The decoration of real eggs can be traced back to ancient China, Egypt and Persia, and examples have also been excavated in Poland and Czechoslovakia. Today, several ethnic cultures maintain their traditional folk-art of coloring eggs, and each tradition demonstrates a unique approach. Eggs which have painted designs are typical of the Germans, whereas the Slavic peoples are famous for their use of the wax technique. In the wax process, which is related to the Batik process in the textile industry, the design is applied with wax and the egg is then dipped into dye. The wax protects the surface and when it is removed, a design is revealed in the natural color of the egg. Multi-colored eggs are achieved one color at a time, by applying more protective wax with each additional coloring.

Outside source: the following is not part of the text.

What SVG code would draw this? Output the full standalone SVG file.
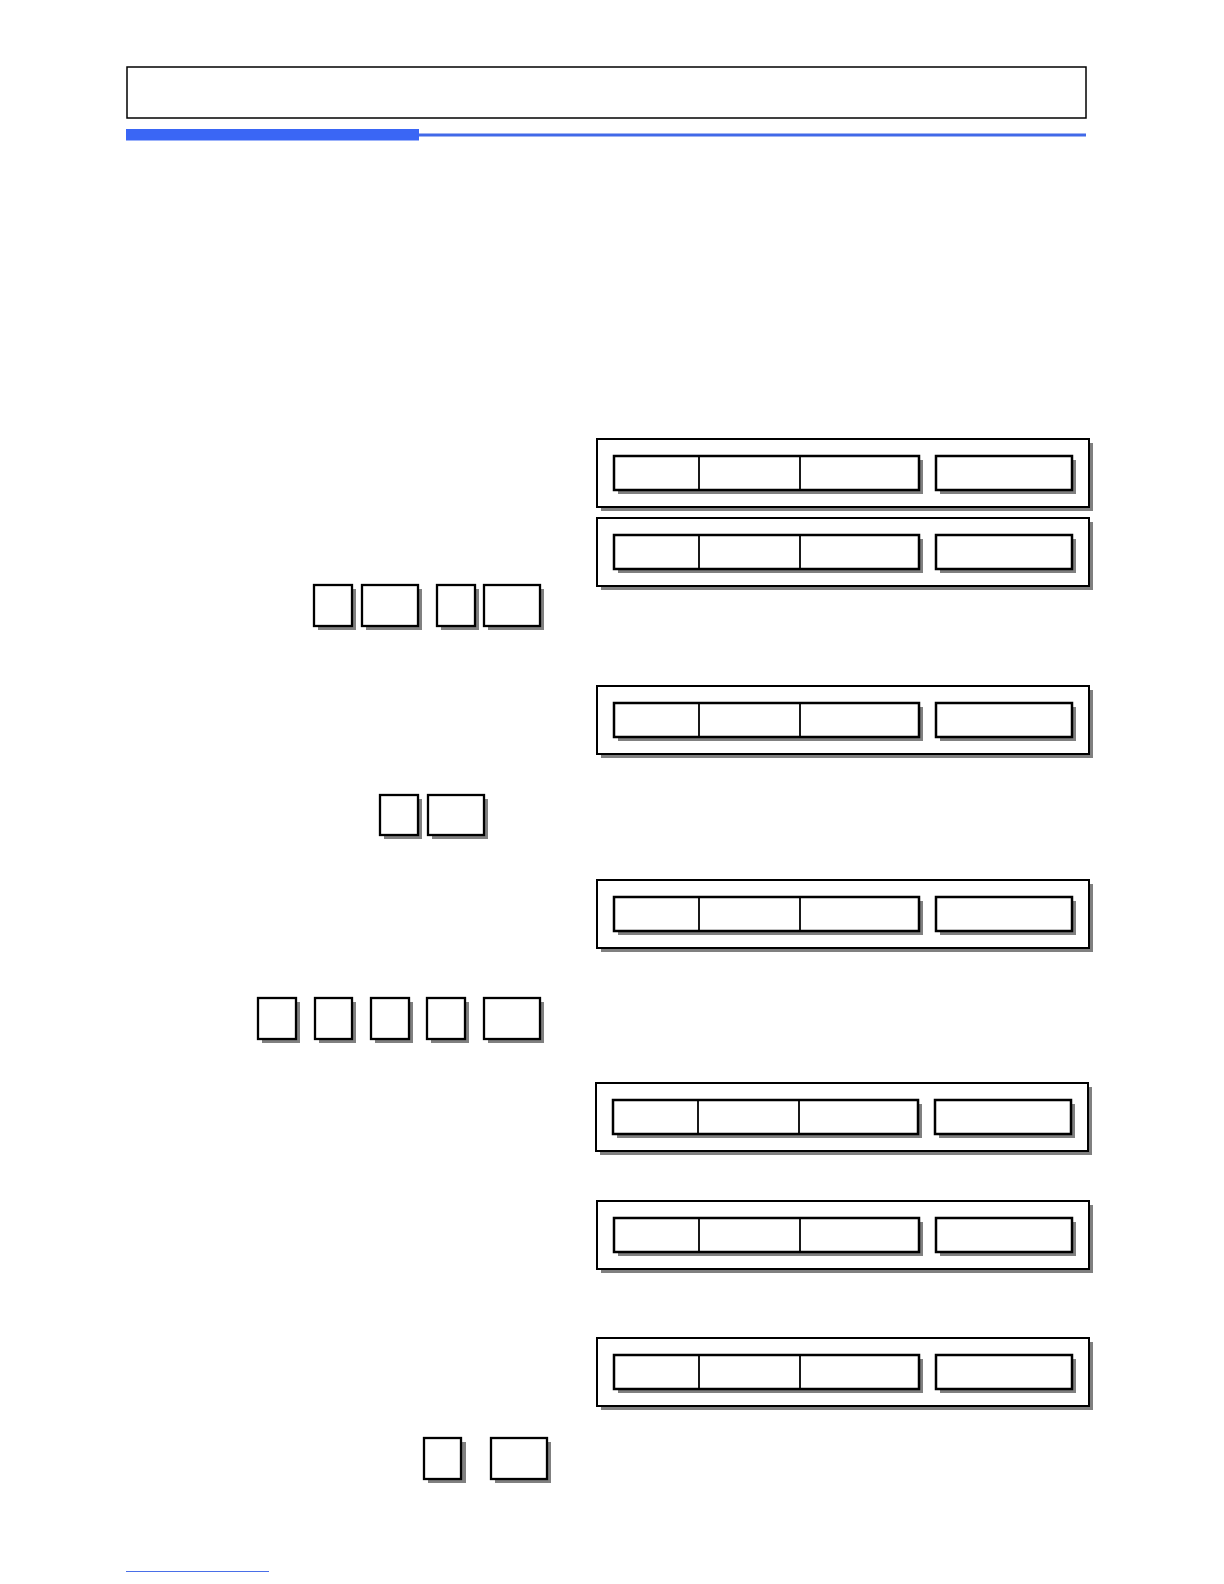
<svg xmlns="http://www.w3.org/2000/svg" width="1224" height="1584" viewBox="0 0 1224 1584">
<style>
.sh{fill:#808080;stroke:none}
.ob{fill:#fff;stroke:#000;stroke-width:2}
.cell{fill:#fff;stroke:#000;stroke-width:2.5}
.div{stroke:#000;stroke-width:1.8}
.key{fill:#fff;stroke:#000;stroke-width:2.3}
</style>
<defs>
<g id="panel">
<rect class="sh" x="4" y="4" width="492" height="68"/>
<rect class="ob" x="0" y="0" width="492" height="68"/>
<rect class="sh" x="21" y="21" width="305" height="34"/>
<rect class="cell" x="17" y="17" width="305" height="34"/>
<line class="div" x1="102" y1="17" x2="102" y2="51"/>
<line class="div" x1="203" y1="17" x2="203" y2="51"/>
<rect class="sh" x="343" y="21" width="136" height="34"/>
<rect class="cell" x="339" y="17" width="136" height="34"/>
</g>
</defs>
<rect width="1224" height="1584" fill="#fff"/>
<g id="header">
<rect x="127" y="67" width="959" height="51" fill="#fff" stroke="#000" stroke-width="1.5"/>
<rect x="126" y="129" width="293" height="11.5" fill="#3a66f5"/>
<rect x="419" y="133.5" width="667" height="3" fill="#4169e8"/>
</g>
<g id="panel1"><use href="#panel" x="597" y="439"/></g>
<g id="panel2"><use href="#panel" x="597" y="518"/></g>
<g id="panel3"><use href="#panel" x="597" y="686"/></g>
<g id="panel4"><use href="#panel" x="597" y="880"/></g>
<g id="panel5"><use href="#panel" x="596" y="1083"/></g>
<g id="panel6"><use href="#panel" x="597" y="1201"/></g>
<g id="panel7"><use href="#panel" x="597" y="1338"/></g>
<g id="keys1">
<rect class="sh" x="318" y="589" width="38" height="41"/><rect class="key" x="314" y="585" width="38" height="41"/>
<rect class="sh" x="366" y="589" width="56" height="41"/><rect class="key" x="362" y="585" width="56" height="41"/>
<rect class="sh" x="441" y="589" width="38" height="41"/><rect class="key" x="437" y="585" width="38" height="41"/>
<rect class="sh" x="488" y="589" width="56" height="41"/><rect class="key" x="484" y="585" width="56" height="41"/>
</g>
<g id="keys2">
<rect class="sh" x="384" y="799" width="38" height="40"/><rect class="key" x="380" y="795" width="38" height="40"/>
<rect class="sh" x="432" y="799" width="56" height="40"/><rect class="key" x="428" y="795" width="56" height="40"/>
</g>
<g id="keys3">
<rect class="sh" x="262" y="1002" width="38" height="41"/><rect class="key" x="258" y="998" width="38" height="41"/>
<rect class="sh" x="319" y="1002" width="37" height="41"/><rect class="key" x="315" y="998" width="37" height="41"/>
<rect class="sh" x="375" y="1002" width="38" height="41"/><rect class="key" x="371" y="998" width="38" height="41"/>
<rect class="sh" x="431" y="1002" width="38" height="41"/><rect class="key" x="427" y="998" width="38" height="41"/>
<rect class="sh" x="488" y="1002" width="56" height="41"/><rect class="key" x="484" y="998" width="56" height="41"/>
</g>
<g id="keys4">
<rect class="sh" x="428" y="1442" width="38" height="41"/><rect class="key" x="424" y="1438" width="37" height="41"/>
<rect class="sh" x="495" y="1442" width="56" height="41"/><rect class="key" x="491" y="1438" width="56" height="41"/>
</g>
<g id="connectors"></g>
<line x1="126" y1="1571.5" x2="269" y2="1571.5" stroke="#4a6fe8" stroke-width="1"/>
</svg>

Although the general principal of the wax technique is shared by several cultures, the actual method of applying the wax varies from one to another. The elaborate eggs of the Ukranians are designed with a kistka, a small instrument which permits very thin lines of wax to be drawn on the egg. Many Yugoslavian and Polish eggs are decorated in a similar manner. Another instrument which is commonly used by Slavic groups is a pin head, which produces a short tapered line. A most distinctive and more difficult method is the application of the wax with a feather tip which has been cut into various shape. Tiny bits of hot wax are applied in the shape of circles, diamonds, triangles, etc. and repeated use of one shape creates an overall geometric design, with combinations and possibilities so unlimited that no two eggs need be the same.

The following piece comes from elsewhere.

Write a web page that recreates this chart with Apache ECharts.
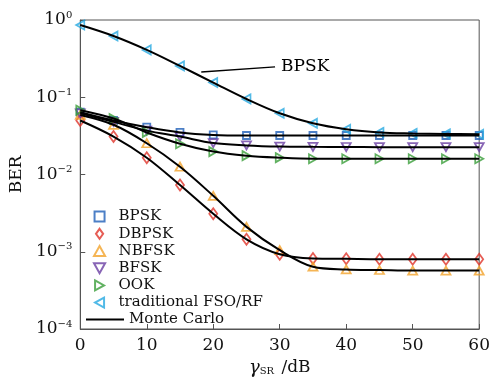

This unique feather method is one of three traditional techniques used by the Wends of Lusatia. The Wends are descendants of a Slavic tribe which once occupied Northern Germany, but who settled along the Spree River southeast of Berlin in the 10th century, and are now citizens of the Deutsche Democratische Republic. Today these Wends, officially called Sorbs, are enjoying a renaissance of their folk arts, and the decoration of eggs has again become a popular pastime. Contests are held among both adult and youth groups, and the work of highly skilled decorators is exhibited by museums.

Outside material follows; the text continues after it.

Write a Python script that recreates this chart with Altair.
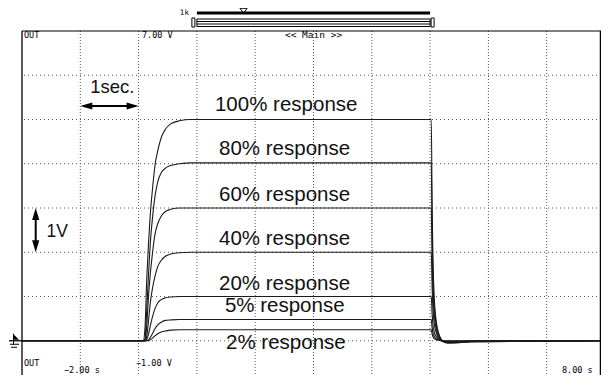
import altair as alt
import pandas as pd

# ---------------- data ----------------
# time (s) samples for the rising edge and for the falling edge
t_rise = [-2.0, 0.08, 0.11, 0.14, 0.17, 0.20, 0.24, 0.28, 0.33, 0.39, 0.46, 0.55, 0.70, 0.90]
t_fall = [5.02, 5.035, 5.05, 5.07, 5.10, 5.14, 5.20, 5.30, 5.45, 5.70, 8.00]

series = ["100%", "80%", "60%", "40%", "20%", "5%", "2%"]

rise_100 = [0, 0, 0.30, 1.40, 2.20, 2.85, 3.45, 3.95, 4.30, 4.60, 4.78, 4.90, 4.97, 5.00]
rise_80 = [0, 0, 0.05, 0.70, 1.50, 2.20, 2.80, 3.25, 3.60, 3.80, 3.90, 3.96, 4.00, 4.02]
rise_60 = [0, 0, 0, 0.35, 1.00, 1.50, 2.00, 2.40, 2.65, 2.82, 2.92, 2.97, 3.00, 3.00]
rise_40 = [0, 0, 0, 0.10, 0.45, 0.85, 1.20, 1.45, 1.68, 1.82, 1.91, 1.96, 1.99, 2.00]
rise_20 = [0, 0, 0, 0.03, 0.15, 0.33, 0.55, 0.72, 0.86, 0.93, 0.97, 0.99, 1.00, 1.00]
rise_5 = [0, 0, 0, 0, 0.02, 0.07, 0.17, 0.27, 0.36, 0.42, 0.46, 0.47, 0.48, 0.48]
rise_2 = [0, 0, 0, 0, 0, 0.02, 0.06, 0.11, 0.16, 0.20, 0.22, 0.24, 0.25, 0.25]

fall_100 = [5.00, 3.00, 1.80, 1.00, 0.50, 0.20, 0.02, -0.05, -0.05, -0.02, 0]
fall_80 = [4.02, 2.40, 1.40, 0.80, 0.40, 0.15, 0.00, -0.05, -0.04, -0.02, 0]
fall_60 = [3.00, 1.80, 1.05, 0.60, 0.30, 0.11, 0.00, -0.04, -0.04, -0.02, 0]
fall_40 = [2.00, 1.20, 0.70, 0.40, 0.20, 0.07, 0.00, -0.03, -0.03, -0.01, 0]
fall_20 = [1.00, 0.60, 0.35, 0.20, 0.10, 0.04, 0.00, -0.02, -0.02, -0.01, 0]
fall_5 = [0.48, 0.29, 0.17, 0.10, 0.05, 0.02, 0.00, -0.01, -0.01, 0, 0]
fall_2 = [0.25, 0.15, 0.09, 0.05, 0.03, 0.01, 0, 0, 0, 0, 0]

label_texts = ["100% response", "80% response", "60% response", "40% response",
               "20% response", "5% response", "2% response"]

grid_t = [-1, 0, 1, 2, 3, 4, 5, 6, 7]
grid_v = [0, 1, 2, 3, 4, 5, 6]

# ---------------- layout ----------------
W, H = 583, 354
T_MIN, T_MAX = -2, 8
V_MIN, V_MAX = -1, 7

def px(t):
    return (t - T_MIN) / (T_MAX - T_MIN) * W

def py(v):
    return (V_MAX - v) / (V_MAX - V_MIN) * H

xs = alt.Scale(domain=[T_MIN, T_MAX], nice=False, zero=False)
ys = alt.Scale(domain=[V_MIN, V_MAX], nice=False, zero=False)

rises = [rise_100, rise_80, rise_60, rise_40, rise_20, rise_5, rise_2]
falls = [fall_100, fall_80, fall_60, fall_40, fall_20, fall_5, fall_2]
rows = []
for name, r, f in zip(series, rises, falls):
    tt = t_rise + t_fall
    vv = r + f
    for i, (t, v) in enumerate(zip(tt, vv)):
        rows.append({"series": name, "idx": i, "t": t, "v": v})
curves = pd.DataFrame(rows)

one = pd.DataFrame({"k": [0]})
MONO = "DejaVu Sans Mono"
SANS = "Liberation Sans"

vgrid = alt.Chart(pd.DataFrame({"t": grid_t})).mark_rule(
    color="#555", strokeWidth=1, strokeDash=[1, 2]
).encode(x=alt.X("t:Q", scale=xs, axis=None))

hgrid = alt.Chart(pd.DataFrame({"v": grid_v})).mark_rule(
    color="#555", strokeWidth=1, strokeDash=[1, 3]
).encode(y=alt.Y("v:Q", scale=ys, axis=None))

# frame: left border, a right border on the last visible pixel column, top border
frame = [
    alt.Chart(one).mark_rule(color="black", strokeWidth=1.3).encode(
        x=alt.value(0), y=alt.value(0), y2=alt.value(H)),
    alt.Chart(one).mark_rule(color="black", strokeWidth=1.3).encode(
        x=alt.value(W - 4.6), y=alt.value(0), y2=alt.value(H)),
    alt.Chart(one).mark_rule(color="black", strokeWidth=1.2).encode(
        x=alt.value(0), x2=alt.value(W), y=alt.value(0)),
]

lines = alt.Chart(curves).mark_line(
    color="#1a1a1a", strokeWidth=1.1, interpolate="monotone"
).encode(
    x=alt.X("t:Q", scale=xs, axis=None),
    y=alt.Y("v:Q", scale=ys, axis=None),
    detail="series:N",
    order="idx:Q",
)

lab_df = pd.DataFrame({
    "text": label_texts,
    "t": [1.31, 1.38, 1.38, 1.38, 1.38, 1.48, 1.50],
    "v": [5.19, 4.20, 3.16, 2.16, 1.15, 0.66, -0.19],
})
labels = alt.Chart(lab_df).mark_text(
    font=SANS, fontSize=20.5, align="left", baseline="alphabetic", color="#111"
).encode(
    x=alt.X("t:Q", scale=xs, axis=None),
    y=alt.Y("v:Q", scale=ys, axis=None),
    text="text:N",
)

# small oscilloscope texts
small = pd.DataFrame({
    "text": ["OUT", "7.00 V", "OUT", "\u22121.00 V", "\u22122.00 s", "8.00 s"],
    "x": [2, 120, 2, 114, 42, 540],
    "y": [3.5, 3.5, 332, 332, 338.5, 338.5],
})
small_txt = alt.Chart(small).mark_text(
    font=MONO, fontSize=8.5, align="left", baseline="middle", color="black"
).encode(x=alt.X("x:Q", scale=None), y=alt.Y("y:Q", scale=None), text="text:N")

main_txt = alt.Chart(one).mark_text(
    font=MONO, fontSize=9.5, align="center", baseline="middle", color="black",
    text="<< Main >>"
).encode(x=alt.value(px(3)), y=alt.value(3.5))

# 1 sec annotation
sec_txt = alt.Chart(one).mark_text(
    font=SANS, fontSize=18.5, align="center", baseline="alphabetic", color="#111",
    text="1sec."
).encode(x=alt.value(px(-0.45)), y=alt.value(62))
sec_line = alt.Chart(one).mark_rule(color="black", strokeWidth=2).encode(
    x=alt.value(px(-1) + 6), x2=alt.value(px(0) - 6), y=alt.value(75)
)
head_l = alt.Chart(one).mark_point(
    shape="M 0 0 L 2 -0.6 L 2 0.6 Z", filled=True, size=144, color="black", opacity=1
).encode(x=alt.value(px(-1)), y=alt.value(75))
head_r = alt.Chart(one).mark_point(
    shape="M 0 0 L -2 -0.6 L -2 0.6 Z", filled=True, size=144, color="black", opacity=1
).encode(x=alt.value(px(0)), y=alt.value(75))

# 1 V annotation
xv = 13.7
v_line = alt.Chart(one).mark_rule(color="black", strokeWidth=2).encode(
    x=alt.value(xv), y=alt.value(py(3) + 6), y2=alt.value(py(2) - 6)
)
head_u = alt.Chart(one).mark_point(
    shape="M 0 0 L -0.6 2 L 0.6 2 Z", filled=True, size=144, color="black", opacity=1
).encode(x=alt.value(xv), y=alt.value(py(3)))
head_d = alt.Chart(one).mark_point(
    shape="M 0 0 L -0.6 -2 L 0.6 -2 Z", filled=True, size=144, color="black", opacity=1
).encode(x=alt.value(xv), y=alt.value(py(2)))
v_txt = alt.Chart(one).mark_text(
    font=SANS, fontSize=17.5, align="left", baseline="alphabetic", color="#111",
    text="1V"
).encode(x=alt.value(24.5), y=alt.value(206))

# ground marker on the left
y0 = py(0)
gnd = [
    alt.Chart(one).mark_rule(color="black", strokeWidth=1.3).encode(
        x=alt.value(-13), x2=alt.value(0), y=alt.value(y0)),
    alt.Chart(one).mark_rule(color="black", strokeWidth=1).encode(
        x=alt.value(-8.5), y=alt.value(y0 - 7), y2=alt.value(y0 + 4)),
    alt.Chart(one).mark_rule(color="black", strokeWidth=1).encode(
        x=alt.value(-12), x2=alt.value(-3), y=alt.value(y0 + 3.5)),
    alt.Chart(one).mark_rule(color="black", strokeWidth=1).encode(
        x=alt.value(-11), x2=alt.value(-5), y=alt.value(y0 + 6.5)),
    alt.Chart(one).mark_point(
        shape="M -1 1 L 1 1 L -1 -1 Z", filled=True, size=36, color="black", opacity=1
    ).encode(x=alt.value(-6), y=alt.value(y0 - 4)),
]

# zoom / scroll indicator above the screen
deco = [
    alt.Chart(one).mark_text(font=MONO, fontSize=7.5, align="right", baseline="middle",
                             color="black", text="1k").encode(
        x=alt.value(px(1) - 8), y=alt.value(-18)),
    alt.Chart(one).mark_rule(color="black", strokeWidth=3).encode(
        x=alt.value(px(1)), x2=alt.value(px(5)), y=alt.value(-18)),
    alt.Chart(one).mark_point(shape="M -1.2 -0.8 L 1.2 -0.8 L 0 0.8 Z", filled=False,
                              size=36, color="black", strokeWidth=1, opacity=1).encode(
        x=alt.value(px(1.8)), y=alt.value(-20.3)),
    alt.Chart(one).mark_rect(fill="white", stroke="black", strokeWidth=1).encode(
        x=alt.value(px(1)), x2=alt.value(px(5)), y=alt.value(-12), y2=alt.value(-4.5)),
    alt.Chart(one).mark_rule(color="black", strokeWidth=1).encode(
        x=alt.value(px(1)), x2=alt.value(px(5)), y=alt.value(-9.5)),
    alt.Chart(one).mark_rule(color="black", strokeWidth=1).encode(
        x=alt.value(px(1)), x2=alt.value(px(5)), y=alt.value(-7)),
    alt.Chart(one).mark_rect(fill="white", stroke="black", strokeWidth=1).encode(
        x=alt.value(px(1) - 5), x2=alt.value(px(1) - 2), y=alt.value(-13), y2=alt.value(-4)),
    alt.Chart(one).mark_rect(fill="white", stroke="black", strokeWidth=1).encode(
        x=alt.value(px(5) + 1), x2=alt.value(px(5) + 4), y=alt.value(-13), y2=alt.value(-4)),
]

chart = alt.layer(
    vgrid, hgrid, lines, *frame, labels, small_txt, main_txt,
    sec_txt, sec_line, head_l, head_r, v_line, head_u, head_d, v_txt,
    *gnd, *deco
).properties(
    width=W, height=H,
    # negative right/bottom padding: the scope screen runs past the page edge
    padding={"left": 14, "top": 23, "right": -4, "bottom": -10},
    autosize=alt.AutoSizeParams(type="none"),
    background="white",
).configure_view(stroke=None)

chart.save("out.html", embed_options={"renderer": "svg", "actions": False})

In 1854 a group of more than 500 Wends immigrated to Texas and thus the Wendish tradition is also found in Texas. Among the families who still decorate eggs are Evelyn Kasper and her mother, Alice Fritsche Noack of Warda, Texas. Mrs. Noack learned from her parents and grandparents, and has in turn taught her daughter the traditional family patterns. Each August Mrs. Kasper demonstrates the wax technique in the Wendish Heritage Society booth at the Institute of Texan Cultures Folklife Festival. Eggs decorated by these two ladies and others are exhibited, along with eggs from Lusatia, at the Wendish Museum at Serbin, Texas.

In the Museum one may also see Lusatian examples of the Scratch Technique, in which the design is scratched onto a previously colored egg, and the Acid Technique, in which the design is etched on a colored egg. These methods of creating the design permit more delicate lines to be drawn, and the design is likely to be stylized flowers or an intricate lacelike pattern; however, the Texas Wends have maintained only the wax technique. Wax applied with the pin head produces curved tapered lines which are often arranged to represent the sun's rays, flowers, or vines, and is much easier to do than the feather application. The strictly geometrical designs produced with the feather tip in Lusatia, have been adapted by the Texas Wends so that the completed patterns represent a known object, such as a fan or flower. The Wendish eggs use neither the mystical symbols nor the strong coloring found in the Ukranian eggs.

It is difficult to compare the beauty of one egg to another, and even more difficult to compare the various traditions, for whether they are called "bunte Ostereier'', "psanky'', or "molowane jejka", decorated eggs are indeed a delight to the eye.